Task directions: Everything from the first line of the data below through the line that contains "from bokeh.resources import INLINE" should be written out exactly, please, and nothing more; the pictures stay out.

Supplied information:
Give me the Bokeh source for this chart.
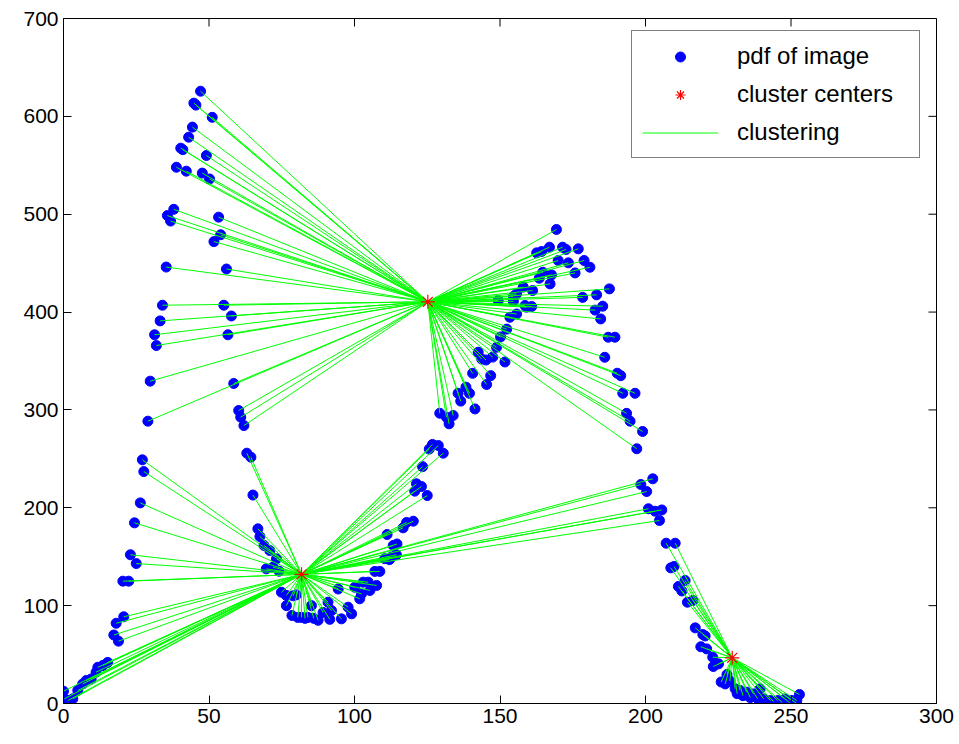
import numpy as np
from bokeh.plotting import figure
from bokeh.models import Range1d, Legend, LegendItem, FixedTicker
from bokeh.embed import file_html
from bokeh.resources import INLINE

# ---- data ----
pdf_x = [0.0, 0.3, 1.5, 3.2, 4.9, 6.6, 7.8, 9.5, 11.2, 11.8, 13.5, 15.2,
         17.3, 18.1, 18.9, 20.4, 20.7, 22.4, 23.0, 24.4, 25.0, 26.4, 27.1, 27.6,
         29.0, 29.8, 31.3, 31.9, 33.2, 34.0, 35.3, 35.7, 36.8, 37.9, 38.8, 40.3,
         41.0, 42.2, 43.0, 44.3, 44.8, 45.5, 47.1, 47.7, 49.1, 50.2, 51.1, 51.7,
         53.3, 54.0, 55.1, 56.0, 56.5, 57.7, 58.5, 60.2, 60.9, 62.0, 63.0, 64.4,
         65.1, 66.8, 67.5, 68.9, 69.7, 70.9, 72.0, 73.2, 74.1, 74.9, 76.6, 76.6,
         78.5, 78.9, 80.0, 80.5, 81.8, 83.0, 84.0, 85.2, 86.0, 87.5, 89.2, 90.9,
         91.5, 92.1, 94.4, 95.5, 97.8, 99.0, 100.1, 101.8, 102.4, 103.0, 104.7, 105.3,
         107.0, 107.6, 108.7, 110.4, 111.2, 112.0, 112.7, 113.3, 114.4, 114.6, 116.7, 117.9,
         120.2, 120.7, 121.3, 123.0, 123.4, 125.0, 125.7, 126.8, 128.8, 129.3, 130.5, 131.6,
         132.5, 133.9, 135.6, 136.5, 138.3, 139.5, 140.6, 141.4, 142.5, 143.7, 145.2, 145.4,
         146.8, 147.5, 148.8, 149.4, 150.2, 151.7, 152.3, 153.4, 154.6, 154.6, 155.7, 155.7,
         158.0, 158.6, 159.1, 160.9, 161.2, 162.6, 163.5, 164.3, 164.7, 167.0, 167.2, 167.7,
         169.4, 170.0, 171.5, 172.7, 173.5, 175.8, 176.9, 178.4, 178.9, 180.9, 182.7, 183.2,
         184.6, 185.3, 186.0, 187.2, 187.6, 189.5, 190.3, 191.5, 192.2, 193.5, 194.7, 196.4,
         197.0, 198.4, 199.0, 200.4, 201.0, 202.5, 203.3, 204.8, 205.6, 207.1, 208.7, 209.8,
         210.2, 211.3, 212.5, 213.6, 214.4, 216.3, 217.1, 219.0, 219.7, 220.5, 221.0, 223.1,
         223.3, 225.1, 226.0, 227.4, 228.0, 229.0, 230.8, 231.5, 232.5, 233.5, 234.8, 236.0,
         237.1, 238.5, 239.4, 240.6, 242.9, 244.0, 245.5, 247.0, 248.0, 249.5, 250.3, 251.8,
         252.0, 252.9]
pdf_y = [12.6, 4.8, 3.0, 4.8, 13.3, 20.0, 23.5, 25.0, 32.0, 37.0, 38.8, 42.0,
         70.0, 82.0, 63.7, 125.0, 88.6, 125.0, 152.0, 184.6, 143.0, 205.0, 249.0, 237.0,
         288.5, 329.4, 376.8, 365.8, 391.0, 407.0, 446.0, 498.6, 493.0, 505.0, 548.0, 567.5,
         566.0, 544.0, 578.7, 589.0, 613.5, 611.5, 625.7, 542.0, 560.0, 536.0, 599.0, 472.0,
         497.0, 479.0, 407.0, 444.0, 376.8, 396.0, 327.0, 299.4, 292.6, 284.0, 255.8, 251.7,
         213.0, 178.5, 170.6, 161.5, 137.6, 156.3, 139.3, 147.8, 135.2, 113.7, 110.4, 100.0,
         90.0, 110.0, 111.0, 88.0, 88.0, 87.0, 88.0, 100.0, 87.0, 85.0, 93.0, 103.5,
         86.0, 95.0, 117.0, 86.5, 98.4, 91.6, 118.8, 107.0, 112.0, 124.0, 124.0, 115.5,
         135.0, 120.6, 135.0, 148.0, 172.7, 147.0, 149.7, 161.5, 152.0, 163.0, 179.5, 185.0,
         186.3, 217.0, 224.5, 221.7, 242.0, 212.5, 260.0, 264.7, 263.6, 296.6, 255.8, 292.5,
         285.8, 294.3, 317.0, 309.0, 323.3, 317.0, 337.4, 301.0, 359.0, 352.0, 351.0, 326.0,
         335.0, 354.0, 364.0, 411.8, 374.6, 349.0, 382.6, 394.7, 411.0, 416.0, 398.0, 418.6,
         425.5, 406.7, 405.0, 405.7, 422.0, 460.5, 434.6, 461.9, 440.7, 466.3, 428.8, 438.0,
         484.4, 452.7, 466.3, 464.0, 450.3, 440.0, 464.6, 415.0, 452.7, 445.8, 402.0, 417.6,
         393.0, 406.0, 353.8, 374.3, 423.7, 374.3, 337.5, 335.0, 317.0, 296.5, 288.5, 317.0,
         260.3, 223.8, 278.0, 216.6, 199.0, 229.6, 196.5, 187.0, 197.8, 163.8, 138.6, 140.0,
         163.8, 119.6, 115.0, 125.7, 103.5, 105.3, 77.3, 58.0, 70.5, 69.0, 55.8, 47.3,
         37.8, 40.5, 22.0, 20.0, 29.6, 23.0, 15.0, 10.0, 13.3, 8.0, 11.6, 6.0,
         9.8, 5.0, 15.0, 4.7, 3.0, 2.0, 3.0, 1.0, 4.7, 1.0, 3.0, 0.3,
         3.0, 9.2]

center_x = [81.8, 125.2, 229.8]
center_y = [132.0, 410.5, 46.7]

x_ticks = [0, 50, 100, 150, 200, 250, 300]
y_ticks = [0, 100, 200, 300, 400, 500, 600, 700]

X_MIN, X_MAX = 0, 300
Y_MIN, Y_MAX = 0, 700

# ---- assignment of each point to its nearest center ----
px = np.array(pdf_x)
py = np.array(pdf_y)
cx = np.array(center_x)
cy = np.array(center_y)
d = (px[:, None] - cx[None, :]) ** 2 + (py[:, None] - cy[None, :]) ** 2
idx = np.argmin(d, axis=1)

FONT = "Liberation Sans"
W, H = 959, 744
BL, BR, BT, BB = 63, 23, 18, 41
frame_w = W - BL - BR
frame_h = H - BT - BB
TICK_PX = 8

p = figure(width=W, height=H, x_range=Range1d(X_MIN, X_MAX), y_range=Range1d(Y_MIN, Y_MAX),
           output_backend="svg", toolbar_location=None,
           min_border_left=BL, min_border_right=BR, min_border_top=BT, min_border_bottom=BB)
p.xgrid.visible = False
p.ygrid.visible = False
p.outline_line_color = "black"
p.outline_line_width = 1
p.background_fill_color = "white"
p.border_fill_color = "white"

for ax, ticks in ((p.xaxis[0], x_ticks), (p.yaxis[0], y_ticks)):
    ax.ticker = FixedTicker(ticks=ticks)
    ax.major_tick_in = TICK_PX
    ax.major_tick_out = 0
    ax.minor_tick_in = 0
    ax.minor_tick_out = 0
    ax.axis_line_color = "black"
    ax.major_tick_line_color = "black"
    ax.major_label_text_font = FONT
    ax.major_label_text_font_size = "21px"
    ax.major_label_text_color = "black"
    ax.major_label_standoff = 5

# inward tick marks on the top and right edges (box on)
xt = np.array(x_ticks, dtype=float)
yt = np.array(y_ticks, dtype=float)
dy_tick = TICK_PX * (Y_MAX - Y_MIN) / frame_h
dx_tick = TICK_PX * (X_MAX - X_MIN) / frame_w
p.segment(x0=xt, y0=np.full_like(xt, Y_MAX), x1=xt, y1=np.full_like(xt, Y_MAX - dy_tick),
          line_color="black", line_width=1)
p.segment(x0=np.full_like(yt, X_MAX), y0=yt, x1=np.full_like(yt, X_MAX - dx_tick), y1=yt,
          line_color="black", line_width=1)

dots = p.scatter(px, py, marker="circle", size=10, fill_color="#0000ff", line_color="#0000ff")
segs = p.segment(x0=px, y0=py, x1=cx[idx], y1=cy[idx], line_color="#00ff00", line_width=1)
stars = p.scatter(cx, cy, marker="asterisk", size=14, line_color="#ff0000", line_width=1.2)

legend = Legend(items=[
    LegendItem(label="pdf of image", renderers=[dots]),
    LegendItem(label="cluster centers", renderers=[stars]),
    LegendItem(label="clustering", renderers=[segs]),
], location=(568, 545))
legend.label_text_font = FONT
legend.label_text_font_size = "24px"
legend.label_text_color = "black"
legend.glyph_width = 76
legend.glyph_height = 25
legend.label_height = 30
legend.label_width = 172
legend.label_standoff = 19
legend.spacing = 8
legend.padding = 10
legend.margin = 0
legend.border_line_color = "black"
legend.border_line_width = 1
legend.background_fill_color = "white"
legend.background_fill_alpha = 1.0
p.add_layout(legend)

open("out.html", "w").write(file_html(p, INLINE))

The result:
Give me the Bokeh source for this chart.
import numpy as np
from bokeh.plotting import figure
from bokeh.models import Range1d, Legend, LegendItem, FixedTicker
from bokeh.embed import file_html
from bokeh.resources import INLINE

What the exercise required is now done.